■ Required task ■
Restate each line word for word. Leave out every picture.

■ Supplied information ■
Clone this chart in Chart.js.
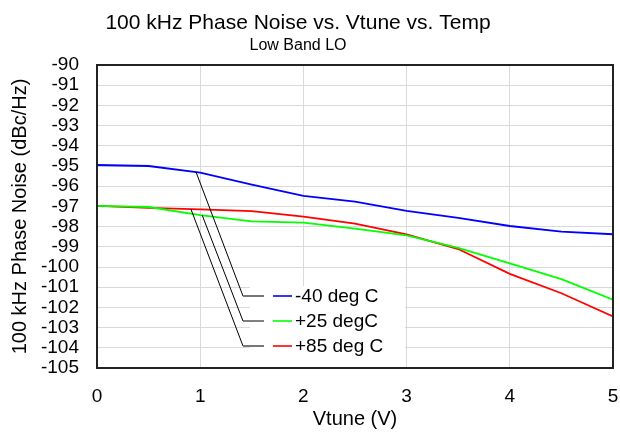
<!DOCTYPE html>
<html>
<head>
<meta charset="utf-8">
<script src="https://cdn.jsdelivr.net/npm/chart.js@4.4.1/dist/chart.umd.min.js"></script>
<style>
  html, body { margin: 0; padding: 0; background: #fff; }
  #wrap { width: 620px; height: 434px; position: relative; }
</style>
</head>
<body>
<div id="wrap"><canvas id="c" width="620" height="434"></canvas></div>
<script>
// ---- data ----
const chartTitle = '100 kHz Phase Noise vs. Vtune vs. Temp';
const chartSubtitle = 'Low Band LO';
const vtune = [0, 0.5, 1, 1.5, 2, 2.5, 3, 3.5, 4, 4.5, 5];
const seriesLabels = ['-40 deg C', '+25 degC', '+85 deg C'];
const seriesColors = ['#0000FF', '#00FF00', '#FF0000'];
const minus40 = [-94.95, -95.0, -95.33, -95.92, -96.48, -96.76, -97.22, -97.57, -97.97, -98.25, -98.38];
const plus25  = [-96.97, -97.03, -97.43, -97.74, -97.80, -98.10, -98.43, -99.05, -99.82, -100.60, -101.62];
const plus85  = [-96.97, -97.07, -97.15, -97.23, -97.51, -97.85, -98.39, -99.11, -100.34, -101.30, -102.45];
const leaderAnchorX = [0.96, 1.02, 0.91];
const xTicks = [0, 1, 2, 3, 4, 5];
const yTicks = [-90, -91, -92, -93, -94, -95, -96, -97, -98, -99, -100, -101, -102, -103, -104, -105];

const seriesValues = [minus40, plus25, plus85];
const FONT = "'Liberation Sans', Arial, sans-serif";

function interp(xs, ys, x) {
  for (let i = 0; i < xs.length - 1; i++) {
    if (x >= xs[i] && x <= xs[i + 1]) {
      const t = (x - xs[i]) / (xs[i + 1] - xs[i]);
      return ys[i] + t * (ys[i + 1] - ys[i]);
    }
  }
  return ys[ys.length - 1];
}

const datasets = seriesValues.map((vals, i) => ({
  label: seriesLabels[i],
  data: vtune.map((x, j) => ({ x: x, y: vals[j] })),
  borderColor: seriesColors[i],
  backgroundColor: seriesColors[i],
  borderWidth: 1.8,
  pointRadius: 0,
  tension: 0,
  fill: false
}));

const framePlugin = {
  id: 'frame',
  beforeDatasetsDraw(chart) {
    const ctx = chart.ctx, a = chart.chartArea;
    const boxL = 250, boxT = 286, boxR = 405, boxB = a.bottom - 1;
    ctx.save();
    ctx.fillStyle = '#fff';
    ctx.fillRect(boxL, boxT, boxR - boxL, boxB - boxT);
    ctx.restore();
  },
  afterDatasetsDraw(chart) {
    const ctx = chart.ctx, a = chart.chartArea;
    const xs = chart.scales.x, ys = chart.scales.y;
    ctx.save();
    const rowY0 = 296, rowGap = 25;
    const leadL = 243, leadR = 264, sampL = 273, sampR = 292, textX = 295;
    seriesLabels.forEach((lab, i) => {
      const yy = rowY0 + i * rowGap;
      const ax = leaderAnchorX[i];
      const px = xs.getPixelForValue(ax);
      const py = ys.getPixelForValue(interp(vtune, seriesValues[i], ax));
      ctx.strokeStyle = '#000';
      ctx.lineWidth = 1;
      ctx.beginPath();
      ctx.moveTo(px, py);
      ctx.lineTo(leadL, yy);
      ctx.stroke();
      ctx.strokeStyle = i === 1 ? '#000' : '#777';
      ctx.lineWidth = i === 1 ? 1 : 2;
      ctx.beginPath();
      ctx.moveTo(leadL, yy);
      ctx.lineTo(leadR, yy);
      ctx.stroke();
      ctx.strokeStyle = seriesColors[i];
      ctx.lineWidth = 1.6;
      ctx.beginPath();
      ctx.moveTo(sampL, yy);
      ctx.lineTo(sampR, yy);
      ctx.stroke();
      ctx.fillStyle = '#000';
      ctx.font = '19px ' + FONT;
      ctx.textAlign = 'left';
      ctx.textBaseline = 'middle';
      ctx.fillText(lab, textX, yy + 1);
    });
    ctx.strokeStyle = '#222';
    ctx.lineWidth = 2;
    ctx.strokeRect(a.left, a.top, a.right - a.left, a.bottom - a.top);
    ctx.restore();
  },
  afterDraw(chart) {
    const ctx = chart.ctx;
    ctx.save();
    ctx.fillStyle = '#000';
    ctx.textAlign = 'center';
    ctx.textBaseline = 'middle';
    ctx.font = '21px ' + FONT;
    ctx.fillText(chartTitle, 298, 23);
    ctx.font = '16px ' + FONT;
    ctx.fillText(chartSubtitle, 298, 46);
    ctx.restore();
  }
};

new Chart(document.getElementById('c'), {
  type: 'line',
  data: { datasets: datasets },
  plugins: [framePlugin],
  options: {
    responsive: false,
    animation: false,
    devicePixelRatio: 1,
    layout: { padding: { left: 0, right: 7, top: 65, bottom: 0 } },
    plugins: {
      legend: { display: false },
      tooltip: { enabled: false },
      title: { display: false },
      subtitle: { display: false }
    },
    scales: {
      x: {
        type: 'linear',
        min: 0, max: 5,
        afterBuildTicks(s) { s.ticks = xTicks.map(v => ({ value: v })); },
        afterFit(s) { s.height = 66; },
        grid: { color: '#d9d9d9', lineWidth: 1, drawTicks: false },
        border: { display: false },
        ticks: { color: '#000', padding: 0, autoSkip: false, maxRotation: 0,
                 font: { family: FONT, size: 19, lineHeight: 3.0 } },
        title: {
          display: true, text: 'Vtune (V)', color: '#000',
          font: { family: FONT, size: 20 }, padding: { top: 0, bottom: 3 }
        }
      },
      y: {
        type: 'linear',
        min: -105, max: -90,
        afterBuildTicks(s) { s.ticks = yTicks.map(v => ({ value: v })); },
        afterFit(s) { s.width = 97; },
        grid: { color: '#d9d9d9', lineWidth: 1, drawTicks: false },
        border: { display: false },
        ticks: { color: '#000', padding: 18, autoSkip: false, font: { family: FONT, size: 19 } },
        title: {
          display: true, text: '100 kHz Phase Noise (dBc/Hz)', color: '#000',
          font: { family: FONT, size: 20 }, padding: { top: 8, bottom: 0 }
        }
      }
    }
  }
});
</script>
</body>
</html>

■ Problem solution ■
Clone this chart in Chart.js.
<!DOCTYPE html>
<html>
<head>
<meta charset="utf-8">
<script src="https://cdn.jsdelivr.net/npm/chart.js@4.4.1/dist/chart.umd.min.js"></script>
<style>
  html, body { margin: 0; padding: 0; background: #fff; }
  #wrap { width: 620px; height: 434px; position: relative; }
</style>
</head>
<body>
<div id="wrap"><canvas id="c" width="620" height="434"></canvas></div>
<script>
// ---- data ----
const chartTitle = '100 kHz Phase Noise vs. Vtune vs. Temp';
const chartSubtitle = 'Low Band LO';
const vtune = [0, 0.5, 1, 1.5, 2, 2.5, 3, 3.5, 4, 4.5, 5];
const seriesLabels = ['-40 deg C', '+25 degC', '+85 deg C'];
const seriesColors = ['#0000FF', '#00FF00', '#FF0000'];
const minus40 = [-94.95, -95.0, -95.33, -95.92, -96.48, -96.76, -97.22, -97.57, -97.97, -98.25, -98.38];
const plus25  = [-96.97, -97.03, -97.43, -97.74, -97.80, -98.10, -98.43, -99.05, -99.82, -100.60, -101.62];
const plus85  = [-96.97, -97.07, -97.15, -97.23, -97.51, -97.85, -98.39, -99.11, -100.34, -101.30, -102.45];
const leaderAnchorX = [0.96, 1.02, 0.91];
const xTicks = [0, 1, 2, 3, 4, 5];
const yTicks = [-90, -91, -92, -93, -94, -95, -96, -97, -98, -99, -100, -101, -102, -103, -104, -105];

const seriesValues = [minus40, plus25, plus85];
const FONT = "'Liberation Sans', Arial, sans-serif";

function interp(xs, ys, x) {
  for (let i = 0; i < xs.length - 1; i++) {
    if (x >= xs[i] && x <= xs[i + 1]) {
      const t = (x - xs[i]) / (xs[i + 1] - xs[i]);
      return ys[i] + t * (ys[i + 1] - ys[i]);
    }
  }
  return ys[ys.length - 1];
}

const datasets = seriesValues.map((vals, i) => ({
  label: seriesLabels[i],
  data: vtune.map((x, j) => ({ x: x, y: vals[j] })),
  borderColor: seriesColors[i],
  backgroundColor: seriesColors[i],
  borderWidth: 1.8,
  pointRadius: 0,
  tension: 0,
  fill: false
}));

const framePlugin = {
  id: 'frame',
  beforeDatasetsDraw(chart) {
    const ctx = chart.ctx, a = chart.chartArea;
    const boxL = 250, boxT = 286, boxR = 405, boxB = a.bottom - 1;
    ctx.save();
    ctx.fillStyle = '#fff';
    ctx.fillRect(boxL, boxT, boxR - boxL, boxB - boxT);
    ctx.restore();
  },
  afterDatasetsDraw(chart) {
    const ctx = chart.ctx, a = chart.chartArea;
    const xs = chart.scales.x, ys = chart.scales.y;
    ctx.save();
    const rowY0 = 296, rowGap = 25;
    const leadL = 243, leadR = 264, sampL = 273, sampR = 292, textX = 295;
    seriesLabels.forEach((lab, i) => {
      const yy = rowY0 + i * rowGap;
      const ax = leaderAnchorX[i];
      const px = xs.getPixelForValue(ax);
      const py = ys.getPixelForValue(interp(vtune, seriesValues[i], ax));
      ctx.strokeStyle = '#000';
      ctx.lineWidth = 1;
      ctx.beginPath();
      ctx.moveTo(px, py);
      ctx.lineTo(leadL, yy);
      ctx.stroke();
      ctx.strokeStyle = i === 1 ? '#000' : '#777';
      ctx.lineWidth = i === 1 ? 1 : 2;
      ctx.beginPath();
      ctx.moveTo(leadL, yy);
      ctx.lineTo(leadR, yy);
      ctx.stroke();
      ctx.strokeStyle = seriesColors[i];
      ctx.lineWidth = 1.6;
      ctx.beginPath();
      ctx.moveTo(sampL, yy);
      ctx.lineTo(sampR, yy);
      ctx.stroke();
      ctx.fillStyle = '#000';
      ctx.font = '19px ' + FONT;
      ctx.textAlign = 'left';
      ctx.textBaseline = 'middle';
      ctx.fillText(lab, textX, yy + 1);
    });
    ctx.strokeStyle = '#222';
    ctx.lineWidth = 2;
    ctx.strokeRect(a.left, a.top, a.right - a.left, a.bottom - a.top);
    ctx.restore();
  },
  afterDraw(chart) {
    const ctx = chart.ctx;
    ctx.save();
    ctx.fillStyle = '#000';
    ctx.textAlign = 'center';
    ctx.textBaseline = 'middle';
    ctx.font = '21px ' + FONT;
    ctx.fillText(chartTitle, 298, 23);
    ctx.font = '16px ' + FONT;
    ctx.fillText(chartSubtitle, 298, 46);
    ctx.restore();
  }
};

new Chart(document.getElementById('c'), {
  type: 'line',
  data: { datasets: datasets },
  plugins: [framePlugin],
  options: {
    responsive: false,
    animation: false,
    devicePixelRatio: 1,
    layout: { padding: { left: 0, right: 7, top: 65, bottom: 0 } },
    plugins: {
      legend: { display: false },
      tooltip: { enabled: false },
      title: { display: false },
      subtitle: { display: false }
    },
    scales: {
      x: {
        type: 'linear',
        min: 0, max: 5,
        afterBuildTicks(s) { s.ticks = xTicks.map(v => ({ value: v })); },
        afterFit(s) { s.height = 66; },
        grid: { color: '#d9d9d9', lineWidth: 1, drawTicks: false },
        border: { display: false },
        ticks: { color: '#000', padding: 0, autoSkip: false, maxRotation: 0,
                 font: { family: FONT, size: 19, lineHeight: 3.0 } },
        title: {
          display: true, text: 'Vtune (V)', color: '#000',
          font: { family: FONT, size: 20 }, padding: { top: 0, bottom: 3 }
        }
      },
      y: {
        type: 'linear',
        min: -105, max: -90,
        afterBuildTicks(s) { s.ticks = yTicks.map(v => ({ value: v })); },
        afterFit(s) { s.width = 97; },
        grid: { color: '#d9d9d9', lineWidth: 1, drawTicks: false },
        border: { display: false },
        ticks: { color: '#000', padding: 18, autoSkip: false, font: { family: FONT, size: 19 } },
        title: {
          display: true, text: '100 kHz Phase Noise (dBc/Hz)', color: '#000',
          font: { family: FONT, size: 20 }, padding: { top: 8, bottom: 0 }
        }
      }
    }
  }
});
</script>
</body>
</html>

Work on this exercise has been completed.